The first season has 4 episodes- all concerning sex (the 'urban story') in rural areas. Each episode tackles a new story, shot with bizarre, self-aware tackiness. Everything from an orgasm to a dialogue is amplified. But it isn't quite out of place in the immensely popular ALT Balaji universe (25+ million subscribers, the app itself has 10+ million downloads), where almost everything goes. You can have an episode about the cult of a snake god ('rural'), and sex ('urban') being made and viewed across the income and geographic spectrum. 

Ekta Kapoor, who helms the platform, her empire of shameless, irreverent sexuality, and hardcore escapsism, has often, and admirably so, spoken about how she wants to encourage sex in her streaming productions, without encouraging misogyny. She has no issue with exhibitionism, which is what Gandii Baat is a puddle of.

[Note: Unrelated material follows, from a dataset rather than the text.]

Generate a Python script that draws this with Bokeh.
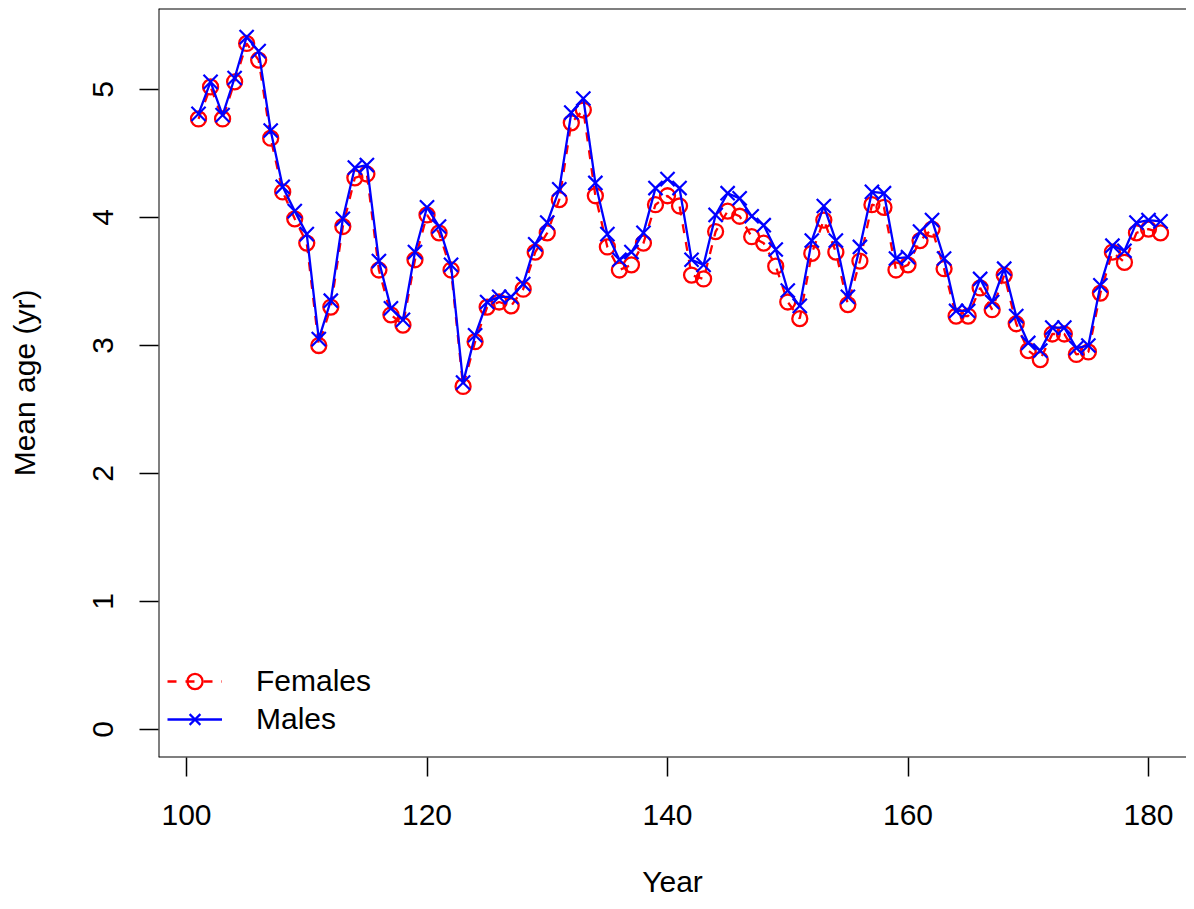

The very first episode of the first season is titled 'Threesome', one of the most common sexual fantasies according to a variety of surveys. A husband unable to pleasure his wife (he's gay) recruits his neigbour to have sex with her while he jumps in mid-way to pleasure himself. This threesome idea is revisited in an episode in the fourth season titled 'Betaab Dil Ki Tamanna', about how a husband wears a mask of his wife's lover to make love to her. In the end, the two men, the woman's lover and the woman's husband both get married to her. These stories unfold around the frequent and questionable sex scenes. (These stories are based on rumours heard, and mythologies traveled)

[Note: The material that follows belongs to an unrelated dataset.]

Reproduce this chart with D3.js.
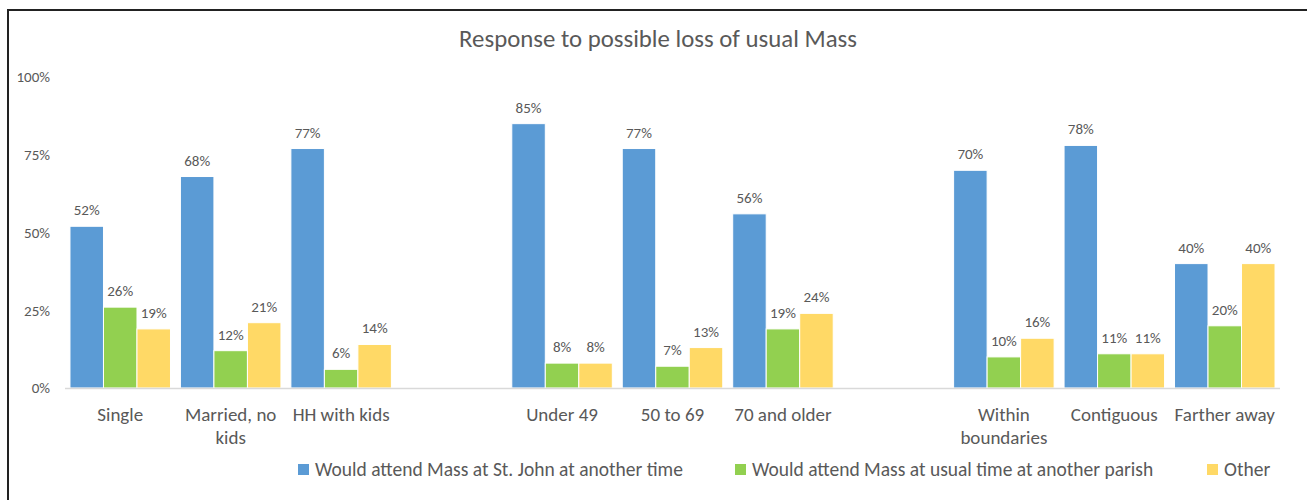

As a nation, and perhaps as a civilization, we have this uneasy relationship with sex; something we dismiss as easily as we crave, indulge in, and fantasize about. Increasingly graphic cinema, web shows, and porn galleries are part of this uneasy relationship. But increased and democratised access to porn makes me wonder: why is soft-porn still popular? 

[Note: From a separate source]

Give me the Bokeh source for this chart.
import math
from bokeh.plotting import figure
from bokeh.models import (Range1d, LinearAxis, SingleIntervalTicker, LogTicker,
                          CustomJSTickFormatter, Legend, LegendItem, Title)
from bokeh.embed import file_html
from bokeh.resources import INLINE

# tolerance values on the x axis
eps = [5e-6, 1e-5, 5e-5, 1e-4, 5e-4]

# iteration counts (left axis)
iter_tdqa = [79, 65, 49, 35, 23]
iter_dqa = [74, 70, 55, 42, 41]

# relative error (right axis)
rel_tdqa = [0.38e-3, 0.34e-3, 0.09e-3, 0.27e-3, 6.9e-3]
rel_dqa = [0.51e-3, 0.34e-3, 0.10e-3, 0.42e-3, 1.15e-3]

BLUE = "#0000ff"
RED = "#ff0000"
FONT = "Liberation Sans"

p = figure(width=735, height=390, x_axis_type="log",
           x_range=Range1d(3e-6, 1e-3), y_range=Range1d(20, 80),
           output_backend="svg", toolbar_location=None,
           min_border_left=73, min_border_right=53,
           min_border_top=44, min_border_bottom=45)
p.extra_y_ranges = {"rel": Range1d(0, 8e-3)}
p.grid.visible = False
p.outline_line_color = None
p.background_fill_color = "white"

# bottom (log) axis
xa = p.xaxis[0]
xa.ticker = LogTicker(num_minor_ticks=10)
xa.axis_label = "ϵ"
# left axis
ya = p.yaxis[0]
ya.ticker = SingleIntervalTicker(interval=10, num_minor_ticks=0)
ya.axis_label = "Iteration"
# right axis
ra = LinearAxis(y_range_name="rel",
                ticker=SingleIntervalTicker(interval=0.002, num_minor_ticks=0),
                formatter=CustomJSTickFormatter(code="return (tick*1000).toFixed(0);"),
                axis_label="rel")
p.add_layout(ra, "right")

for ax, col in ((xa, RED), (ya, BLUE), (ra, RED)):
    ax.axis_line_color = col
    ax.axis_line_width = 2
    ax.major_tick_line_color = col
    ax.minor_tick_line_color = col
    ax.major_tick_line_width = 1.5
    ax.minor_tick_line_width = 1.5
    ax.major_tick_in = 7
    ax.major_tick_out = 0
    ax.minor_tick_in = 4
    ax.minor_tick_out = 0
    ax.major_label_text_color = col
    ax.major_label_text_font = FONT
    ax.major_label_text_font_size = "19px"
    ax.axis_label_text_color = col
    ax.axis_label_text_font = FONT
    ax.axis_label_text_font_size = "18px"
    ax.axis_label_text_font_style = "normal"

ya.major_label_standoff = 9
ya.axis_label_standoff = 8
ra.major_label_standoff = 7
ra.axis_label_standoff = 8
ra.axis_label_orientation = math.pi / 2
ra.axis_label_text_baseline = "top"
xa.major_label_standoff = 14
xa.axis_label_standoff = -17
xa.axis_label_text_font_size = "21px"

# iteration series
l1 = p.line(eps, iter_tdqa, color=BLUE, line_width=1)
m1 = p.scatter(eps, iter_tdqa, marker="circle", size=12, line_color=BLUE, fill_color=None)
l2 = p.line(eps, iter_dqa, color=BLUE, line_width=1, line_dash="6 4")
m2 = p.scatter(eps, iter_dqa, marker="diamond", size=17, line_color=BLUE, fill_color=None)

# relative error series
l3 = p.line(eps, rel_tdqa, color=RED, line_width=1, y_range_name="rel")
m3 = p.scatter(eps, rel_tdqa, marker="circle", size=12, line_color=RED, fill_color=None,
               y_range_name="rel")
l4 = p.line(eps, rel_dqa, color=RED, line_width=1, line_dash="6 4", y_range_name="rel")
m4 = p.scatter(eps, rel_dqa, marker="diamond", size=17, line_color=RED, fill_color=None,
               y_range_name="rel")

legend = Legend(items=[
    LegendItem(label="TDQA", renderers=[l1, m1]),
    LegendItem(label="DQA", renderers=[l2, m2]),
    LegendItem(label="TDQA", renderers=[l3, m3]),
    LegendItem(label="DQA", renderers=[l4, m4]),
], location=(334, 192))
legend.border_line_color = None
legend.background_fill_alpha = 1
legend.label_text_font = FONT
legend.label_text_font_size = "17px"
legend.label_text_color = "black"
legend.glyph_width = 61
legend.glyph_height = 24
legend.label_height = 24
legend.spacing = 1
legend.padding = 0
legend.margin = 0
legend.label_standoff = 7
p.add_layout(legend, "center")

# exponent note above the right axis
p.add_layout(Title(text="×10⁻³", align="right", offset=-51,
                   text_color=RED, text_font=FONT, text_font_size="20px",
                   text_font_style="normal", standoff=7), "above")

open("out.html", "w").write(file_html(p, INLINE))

At the India Film Project last year, Mohite was at a panel discussion called, 'Pushing the Boundary: How much sex is too much sex?'. Here he explained how he shoots a sex scene. He said he is extremely clear on how he wants the scene to look, the lighting and the movement, so much so that he never lets the actors see what is being shot, and neither does he give free reign to them while acting out such scenes. 

When the scene rolls, he gives a running commentary from behind the camera, telling them exactly what to do. "Abhi thoda neeche, upper lip pe jaao, kiss, keep kissing," he said.  

"Titillating gives more satisfaction than going all-out," Mohite explains.

Every sex scene is lit and shot differently. There is a focus on the face because Mohite believes that sex is all in the expressions; the body parts come later. (Though of course, in all the scenes, there is a very zoomed gaze onto the flesh)

"If there is no expression on the face, what will the body part do? So the face needs to be lit up well."

However raunchy the scenes might be, there is no nudity. (Though Garima Jain, a cast member in Season 4 did mention in an interview that she rejected frontal and side nudity when asked to perform.) Mohite is clear that he will never go beyond the soft porn genre. "Titillating gives more satisfaction than going all-out," he explains. But comments on the show's YouTube trailer have fans asking for nudity and more graphic sex scenes. 

Each season of Gandii Baat has about 4-5 episodes, with an average duration of about 40 minutes. The choreographed acrobatics of militant lips that look odd, jarring even, (teaching an entire generation of ALT Balaji subscribers how not to kiss) is often perched on a social message. 

There is an episode where the lack of sex education makes a woman who is about to marry anxious about having sex for the first time, almost a phobia. (The penis is called "chetak", the pain felt is described as "meetha meetha pyaara pyaara", and at one point the narrator moans "Uski jawani uski dhoti se jhalak rahi thi") The episode ends with her taking a class on condom usage. 

But sometimes it is hard to find that message; you have to look for it. Take for example an episode in the first season, 'Vasu Nag', where women in a village allege that they are being sexually-violated by a snake whom they go on to worship as lovers, rejecting their husbands. In the end we find out it is a ruse for them to be able to live together with their lovers without inviting the scorn of a woman who pursues an extra-marital affair. I am sure you can find some feminist messaging in here, but it is obvious that the message is built around the sex scenes as opposed to the sex being built around the message; not that any of this matters. 

The only data-point we have on Gandii Baat is the trending of the show on IMDb, for two straight years. It's always on the charts, and when a trailer or poster is dropped, goes back to its number 1 slot. (This is solely based on how many people clicked the Gandii Baat IMDb page, not an indication of how many people actually watched it) Perhaps, the fact that ALT Balaji is willing to put money into more seasons is indicative of its success. 

The top comment on YouTube for the season 4 trailer was "Socha tha 2020 me kuch ganda nahi dekhunga."

But then, I come back to the question I started with. In an age of omnipresent data (except when the government takes it away, wholesale from cities) porn is widely accessible. What then is the allure of Gandii Baat

My hypothesis is the following: People consume the show because they get to watch almost-porn without the guilt of having watched porn; the sense of typing into the address bar, urls to shady websites, searching for odd images on google. This guilt is part of our legacy of sex-shaming, that we may have internalized. (The top comment on YouTube for the season 4 trailer was "Socha tha 2020 me kuch ganda nahi dekhunga.")

Perhaps having it packaged as a web-show gives it social sanction. Either ways, it is testament to the universal postulate: sex sells, even the bad kinds.